On the usual list of strategies are some very good suggestions: eat well, rest, be physically active, smile at people, get a massage, love a lot of people, volunteer, and so on. Excellent ideas all. How about the big idea of transforming your conflicts into collaborative conversations? It’s hard to imagine something that would reduce your stress level more than not having that fight with your family, colleagues, friends, the parking lot attendant, and the person in customer service who keeps you holding on the phone for 20 minutes only to tell you that you need to call someone else.
Here’s my best suggestion for reducing stress. Learn to do conflicts better. When you feel attacked, decide not to become defensive. When someone says something that strikes you as out of place, decide not to assume the speaker meant the worst intention. When you feel someone is trying to control you, find a different reaction than blowing up or automatically resenting and resisting.
Change your reaction and you can change the interaction. Change one thing and you change everything. The only thing you can change is yourself. The only thing you can control is your reaction and assumption. Start there. Instead of becoming defensive, resentful, argumentative, or demanding, try asking a question to determine what the person meant to say. Rephrase what you heard to ensure you understand their intention as well as what you assume they intended.
I love the cartoons that have two parts: what was said and what was heard.

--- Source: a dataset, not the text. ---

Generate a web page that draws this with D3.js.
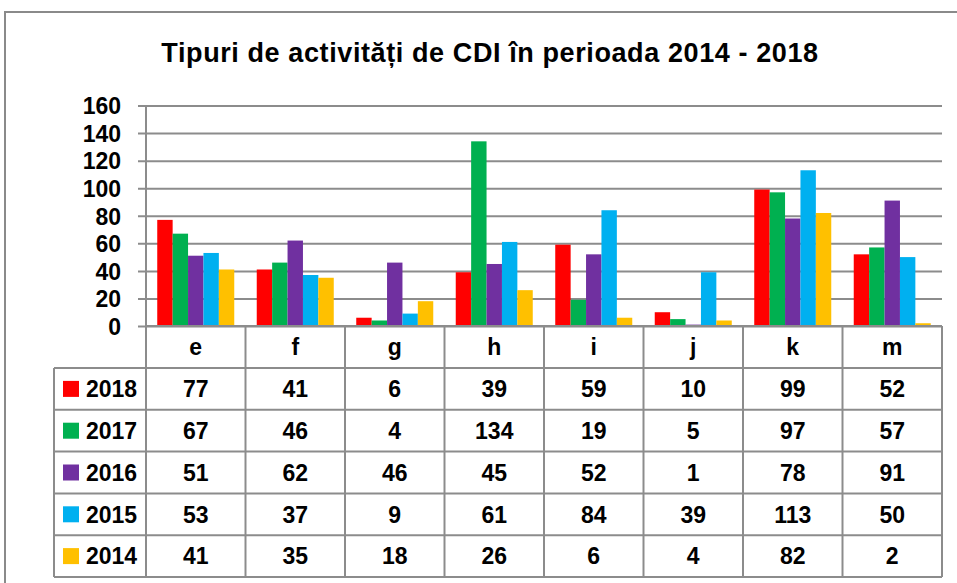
<!DOCTYPE html>
<html>
<head>
  <meta charset="utf-8">
  <script src="https://d3js.org/d3.v7.min.js"></script>
  <style type="text/css">
  body{
    margin: 0;
    background: #fff;
  }
  svg{
    display: block;
    font-family: "Liberation Sans", Arial, sans-serif;
  }
  .yaxis path {
    display: none;
  }
  .yaxis line {
    stroke: #8c8c8c;
    stroke-width: 2;
  }
  .yaxis text {
    font-size: 23px;
    font-weight: bold;
    fill: #000;
  }
  .cell {
    font-size: 23px;
    font-weight: bold;
    text-anchor: middle;
  }
  </style>
</head>
<body>
  <script type="text/javascript">
    // chart data
    var categories = ["e", "f", "g", "h", "i", "j", "k", "m"];
    var years = ["2018", "2017", "2016", "2015", "2014"];
    var v2018 = [77, 41, 6, 39, 59, 10, 99, 52];
    var v2017 = [67, 46, 4, 134, 19, 5, 97, 57];
    var v2016 = [51, 62, 46, 45, 52, 1, 78, 91];
    var v2015 = [53, 37, 9, 61, 84, 39, 113, 50];
    var v2014 = [41, 35, 18, 26, 6, 4, 82, 2];
    var colors = ["#ff0000", "#00b050", "#7030a0", "#00b0f0", "#ffc000"];
    var yTicks = [0, 20, 40, 60, 80, 100, 120, 140, 160];
    var title = "Tipuri de activități de CDI în perioada 2014 - 2018";

    var series = [v2018, v2017, v2016, v2015, v2014];
    var W = 957, H = 583;
    var plot = {left: 146, right: 942, top: 105.5, bottom: 326};
    var table = {left: 54, headBottom: 368, bottom: 577};

    var svg = d3.select("body").append("svg")
      .attr("width", W)
      .attr("height", H);

    // outer frame
    svg.append("path")
      .attr("d", "M5," + H + "V12H" + W)
      .attr("fill", "none")
      .attr("stroke", "#8a8a8a")
      .attr("stroke-width", 2);

    svg.append("text")
      .attr("x", 490)
      .attr("y", 62)
      .attr("text-anchor", "middle")
      .style("font-size", "27px")
      .style("font-weight", "bold")
      .style("letter-spacing", "0.6px")
      .text(title);

    var x = d3.scaleBand()
      .domain(categories)
      .range([plot.left, plot.right]);

    var xs = d3.scaleBand()
      .domain(years)
      .range([0, x.bandwidth()])
      .paddingOuter(0.73);

    var y = d3.scaleLinear()
      .domain([0, 160])
      .range([plot.bottom, plot.top]);

    var row = d3.scaleBand()
      .domain(years)
      .range([table.headBottom, table.bottom]);

    // y axis with gridlines
    var yAxis = svg.append("g")
      .attr("class", "yaxis")
      .attr("transform", "translate(" + plot.left + ",0)")
      .call(d3.axisLeft(y).tickValues(yTicks).tickSize(8).tickPadding(17));
    yAxis.selectAll(".tick line")
      .attr("x1", -8)
      .attr("x2", plot.right - plot.left);
    yAxis.selectAll(".tick text").attr("dy", "0.36em");

    // bars
    var grp = svg.selectAll(".year")
      .data(series)
      .enter().append("g")
      .attr("class", "year")
      .attr("fill", function(d, i) { return colors[i]; });

    grp.selectAll("rect")
      .data(function(d, i) {
        return d.map(function(v, j) { return {year: years[i], cat: categories[j], value: v}; });
      })
      .enter().append("rect")
      .attr("x", function(d) { return x(d.cat) + xs(d.year); })
      .attr("y", function(d) { return y(d.value); })
      .attr("width", xs.bandwidth())
      .attr("height", function(d) { return y(0) - y(d.value); });

    // data table
    var lines = svg.append("g")
      .attr("stroke", "#8c8c8c")
      .attr("stroke-width", 2)
      .attr("fill", "none");

    // vertical lines
    var xb = categories.map(function(c) { return x(c); }).concat([plot.right]);
    xb.forEach(function(xv) {
      lines.append("line")
        .attr("x1", xv).attr("x2", xv)
        .attr("y1", xv === plot.left ? plot.top : plot.bottom)
        .attr("y2", table.bottom);
    });
    lines.append("line")
      .attr("x1", table.left).attr("x2", table.left)
      .attr("y1", table.headBottom).attr("y2", table.bottom);
    lines.append("line")
      .attr("x1", plot.left).attr("x2", plot.right)
      .attr("y1", plot.bottom).attr("y2", plot.bottom);

    // horizontal lines
    years.forEach(function(yr) {
      lines.append("line")
        .attr("x1", table.left).attr("x2", plot.right)
        .attr("y1", row(yr)).attr("y2", row(yr));
    });
    lines.append("line")
      .attr("x1", table.left).attr("x2", plot.right)
      .attr("y1", table.bottom).attr("y2", table.bottom);

    // category headers
    svg.selectAll(".cat")
      .data(categories)
      .enter().append("text")
      .attr("class", "cell")
      .attr("x", function(d) { return x(d) + x.bandwidth() / 2; })
      .attr("y", (plot.bottom + table.headBottom) / 2)
      .attr("dy", "0.36em")
      .text(function(d) { return d; });

    // legend keys and year labels
    var leg = svg.selectAll(".leg")
      .data(years)
      .enter().append("g")
      .attr("class", "leg")
      .attr("transform", function(d) { return "translate(0," + (row(d) + row.bandwidth() / 2) + ")"; });

    leg.append("rect")
      .attr("x", 63)
      .attr("y", -8)
      .attr("width", 16)
      .attr("height", 16)
      .attr("fill", function(d, i) { return colors[i]; });

    leg.append("text")
      .attr("class", "cell")
      .attr("x", 86)
      .attr("dy", "0.36em")
      .style("text-anchor", "start")
      .text(function(d) { return d; });

    // values
    series.forEach(function(s, i) {
      svg.selectAll(".val" + i)
        .data(s)
        .enter().append("text")
        .attr("class", "cell")
        .attr("x", function(d, j) { return x(categories[j]) + x.bandwidth() / 2; })
        .attr("y", row(years[i]) + row.bandwidth() / 2)
        .attr("dy", "0.36em")
        .text(function(d) { return d; });
    });
  </script>
</body>
</html>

One cartoon has the wife saying, “If you’re getting yourself some water, I’d love some too.” What the husband, depicted in the second panel, heard was: “You’re such a lazy slob you never do anything for me.”
Are you caught in this pattern of reacting to what you hear instead of what the person said? You won’t know if you just assume instead of asking and engaging in a constructive conversation. Do your stress level a favour and develop a better way of doing conflict.